After a year of planning, military service branches and defense agencies have submitted their zero trust security implementation plans to the Department of Defense (DoD) zero trust team for evaluation, according to the department’s zero trust lead.
Randy Resnick, director of the Zero Trust Portfolio Management Office, said plans were due on October 23. His office received as many as 43 zero trust implementation plans from the military services and defense agencies. Resnick’s office has until December 31 to review the plans they received.
“Those 43 implementation plans [under review] are going to explain how to achieve target-level zero trust,” Resnick said during a GovExec webinar on October 23. “We delivered to the components the ‘target-level’ zero trust outcomes we want to see in their plans; now they got to deliver the how.”
In late 2022, the DoD released its zero trust strategy and roadmap outlining how the department plans to fully implement a department-wide zero trust cybersecurity framework by fiscal year (FY) 2027.
The strategy and roadmap envision an information enterprise secured by a fully implemented department-wide zero trust cybersecurity “target level” framework that will reduce the attack surface, enable risk management, make data-sharing effective in partnership environments, and quickly contain and remediate adversary activities. The DoD’s zero trust plan lays out 91 “target level” goals to be achieved by FY 2027.
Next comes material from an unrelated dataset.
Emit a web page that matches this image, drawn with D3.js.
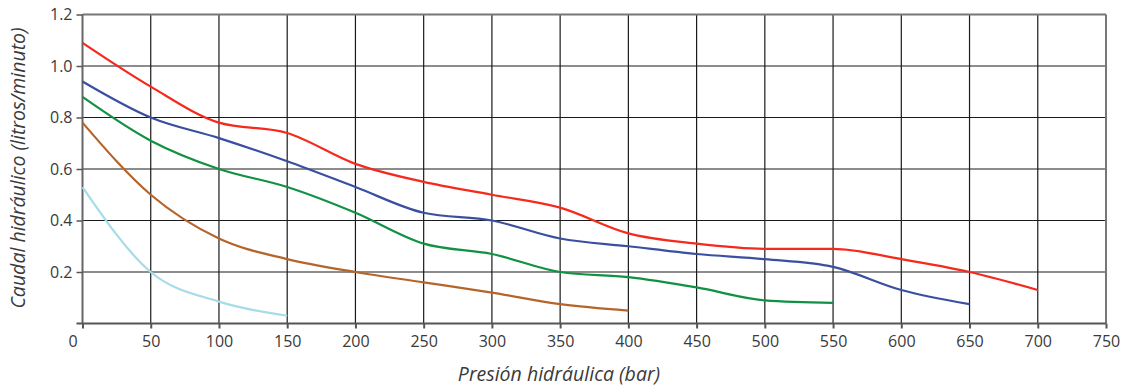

Congress mandated in the National Defense Authorization Act for 2023 that one year after the publication of the department’s zero-trust strategy, all defense components must deliver implementation plans illustrating how they will reach each “target-level” outcome.
Defense officials are also required to brief Congress on the plans at the end of January 2024.
“We have to brief Congress on the DoD’s plans for zero trust. How it’s going, describe to them exactly how we’re going to do it, and explain whether we’re going to get there by 2027 or earlier,” Resnick explained.
Before the evaluation period, Resnick said his team held monthly conversations with the military services and defense agencies – which began in early February 2023 – where they jointly developed a “table of contents, so that every implementation plan has similar looks and feels,” while remaining unique to each component.
“We describe to everybody what we expect or want to see in these plans,” Resnick explained. “There are going to be 43 different solutions [for] zero trust, which is very exciting and creates a lot of opportunity for industry. But in the end, we’re looking for the same outcome, ‘target-level’ zero trust, which we believe would stop the adversaries’ ability to exploit DoD data.”
After the evaluation process, the next step for the Zero Trust Portfolio Management Office will be to start tracking progress of these components.
“We have to, in detail, monitor the schedule of all 43 components on their progress to zero trust,” Resnick said. “All of them are going to march on a different schedule, with different solution sets.”